The Chief Minister highlighted that the scheme guarantees 125 days of assured employment to rural workers — an expansion over the existing 100-day guarantee under MGNREGA — while also ensuring timely payment of fair wages to labourers.
Policy Backdrop
India's rural employment architecture has been anchored by the Mahatma Gandhi National Rural Employment Guarantee Act (MGNREGA), enacted in 2005, which entitles rural households to 100 days of wage employment annually. Over successive years, the framework has been supplemented with livelihood missions and housing schemes to address multi-dimensional rural poverty.
The VB-GRAM G scheme, as described by CM Majhi, deepens this architecture by placing special emphasis on water conservation, rural infrastructure, livelihoods, and climate resilience — aligning rural employment generation with long-term ecological and economic sustainability goals. The scheme is overseen by the Ministry of Rural Development in coordination with state governments.
CM Majhi underscored that the coordination between the central and state governments in this 'great yajna of development' would usher in a new era of growth and prosperity in every rural corner of the country.
Stakeholders and Impact
Rural labourers and small farmers stand as the primary beneficiaries, with the scheme's 125-day employment guarantee offering greater income security than the existing statutory floor. The timely wage-payment mechanism is specifically designed to address long-standing grievances over delayed disbursements that have historically undermined worker confidence in rural job programmes.
Odisha, with a significant share of its population dependent on agriculture and rural livelihoods, is expected to be among the key states in the scheme's implementation.
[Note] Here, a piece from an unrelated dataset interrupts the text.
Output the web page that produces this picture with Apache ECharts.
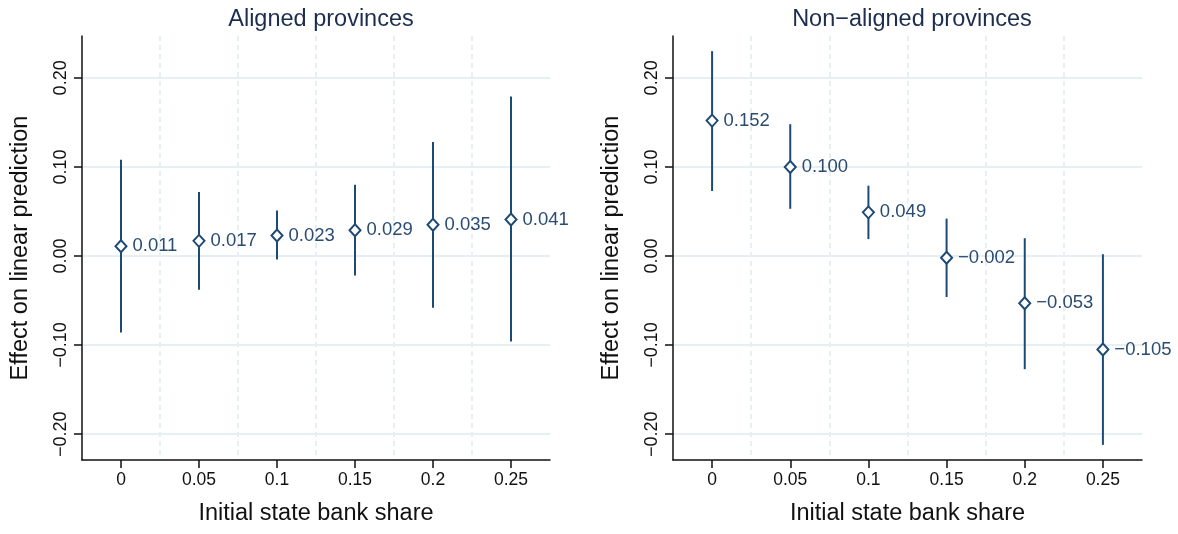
<!DOCTYPE html>
<html>
<head>
<meta charset="utf-8">
<script src="https://cdn.jsdelivr.net/npm/echarts@6/dist/echarts.min.js"></script>
<style>
    html, body { margin: 0; padding: 0; background: #ffffff; }
    #chart { width: 1178px; height: 534px; }
</style>
</head>
<body>
<div id="chart"></div>
<script>
var shares = ["0", "0.05", "0.1", "0.15", "0.2", "0.25"];
var yTicks = [-0.2, -0.1, 0, 0.1, 0.2];

// aligned provinces: point estimate and 95% CI
var alignedEst = [0.011, 0.017, 0.023, 0.029, 0.035, 0.041];
var alignedLo = [-0.086, -0.038, -0.004, -0.022, -0.058, -0.096];
var alignedHi = [0.108, 0.072, 0.051, 0.080, 0.128, 0.179];

// non-aligned provinces
var nonAlignedEst = [0.152, 0.100, 0.049, -0.002, -0.053, -0.105];
var nonAlignedLo = [0.073, 0.053, 0.019, -0.046, -0.127, -0.212];
var nonAlignedHi = [0.230, 0.148, 0.079, 0.042, 0.020, 0.002];

var navy = "#1d4a75";
var gridColor = "#e6eff1";
var font = "'Liberation Sans', Arial, sans-serif";

function fmt(v, d) {
    return v.toFixed(d).replace("-", "\u2212");
}

function points(est) {
    var out = [];
    for (var i = 0; i < est.length; i++) {
        out.push([i, est[i]]);
    }
    return out;
}

function bars(lo, hi) {
    var out = [];
    for (var i = 0; i < lo.length; i++) {
        out.push([i, lo[i], hi[i]]);
    }
    return out;
}

function renderBar(params, api) {
    var top = api.coord([api.value(0), api.value(2)]);
    var bottom = api.coord([api.value(0), api.value(1)]);
    return {
        type: "line",
        shape: { x1: top[0], y1: top[1], x2: bottom[0], y2: bottom[1] },
        style: { stroke: navy, lineWidth: 2 }
    };
}

function xAxisFor(idx) {
    return {
        type: "category",
        gridIndex: idx,
        data: shares,
        boundaryGap: true,
        name: "Initial state bank share",
        nameLocation: "middle",
        nameGap: 42,
        nameTextStyle: { fontSize: 23.5, color: "#111", fontFamily: font },
        axisLine: { onZero: false, lineStyle: { color: "#111", width: 1.5 } },
        axisTick: { show: true, alignWithLabel: true, length: 8, lineStyle: { color: "#111", width: 1.5 } },
        axisLabel: { fontSize: 17.5, color: "#111", margin: 11, fontFamily: font },
        splitLine: {
            show: true,
            showMinLine: false,
            showMaxLine: false,
            lineStyle: { color: gridColor, width: 2, type: [5, 4] }
        }
    };
}

function yAxisFor(idx) {
    return {
        type: "value",
        gridIndex: idx,
        min: -0.229,
        max: 0.247,
        name: "Effect on linear prediction",
        nameLocation: "middle",
        nameRotate: 90,
        nameGap: 49,
        nameTextStyle: { fontSize: 23.5, color: "#111", fontFamily: font },
        axisLine: { show: true, onZero: false, lineStyle: { color: "#111", width: 1.5 } },
        axisTick: { show: true, length: 8, customValues: yTicks, lineStyle: { color: "#111", width: 1.5 } },
        axisLabel: {
            rotate: 90,
            fontSize: 18,
            color: "#111",
            margin: 12,
            fontFamily: font,
            customValues: yTicks,
            formatter: function(v) { return fmt(v, 2); }
        },
        splitLine: { show: true, lineStyle: { color: gridColor, width: 2 } }
    };
}

function pointSeries(idx, est) {
    return {
        type: "scatter",
        xAxisIndex: idx,
        yAxisIndex: idx,
        data: points(est),
        symbol: "diamond",
        symbolSize: [11, 12],
        z: 5,
        itemStyle: { color: "#ffffff", borderColor: navy, borderWidth: 2, opacity: 1 },
        label: {
            show: true,
            position: "right",
            distance: 5,
            fontSize: 18.5,
            color: "#2b4c72",
            fontFamily: font,
            formatter: function(p) { return fmt(p.value[1], 3); }
        }
    };
}

function barSeries(idx, lo, hi) {
    return {
        type: "custom",
        xAxisIndex: idx,
        yAxisIndex: idx,
        data: bars(lo, hi),
        encode: { x: 0, y: [1, 2] },
        renderItem: renderBar,
        z: 2
    };
}

var myChart = echarts.init(document.getElementById("chart"));

var option = {
    animation: false,
    backgroundColor: "#ffffff",
    title: [{
        text: "Aligned provinces",
        left: 316,
        top: 3,
        textAlign: "center",
        textStyle: { fontSize: 23.5, fontWeight: "normal", color: "#1c2d50", fontFamily: font }
    }, {
        text: "Non\u2212aligned provinces",
        left: 907,
        top: 3,
        textAlign: "center",
        textStyle: { fontSize: 23.5, fontWeight: "normal", color: "#1c2d50", fontFamily: font }
    }],
    grid: [
        { left: 82, top: 36, width: 468, height: 424 },
        { left: 673, top: 36, width: 469, height: 424 }
    ],
    xAxis: [xAxisFor(0), xAxisFor(1)],
    yAxis: [yAxisFor(0), yAxisFor(1)],
    series: [
        barSeries(0, alignedLo, alignedHi),
        pointSeries(0, alignedEst),
        barSeries(1, nonAlignedLo, nonAlignedHi),
        pointSeries(1, nonAlignedEst)
    ]
};

myChart.setOption(option);
</script>
</body>
</html>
CM Majhi's public endorsement signals the state's readiness to act as an active implementation partner for the central initiative.
The scheme's focus on water security and climate-resilient infrastructure is also aimed at making rural development more inclusive and productive — addressing vulnerabilities that affect marginal communities disproportionately during climate-related disruptions.
What's Next
Attention will now turn to the operational guidelines governing centre-state coordination under VB-GRAM G, including fund-sharing arrangements and monitoring mechanisms. Budget allocations — either through supplementary demands or the next Union Budget — will be a critical indicator of the scheme's scale and ambition.
If implemented effectively, the scheme's convergence of employment, infrastructure, and climate goals could set a new benchmark for India's rural development policy, advancing the government's stated target of a Viksit Bharat by 2047.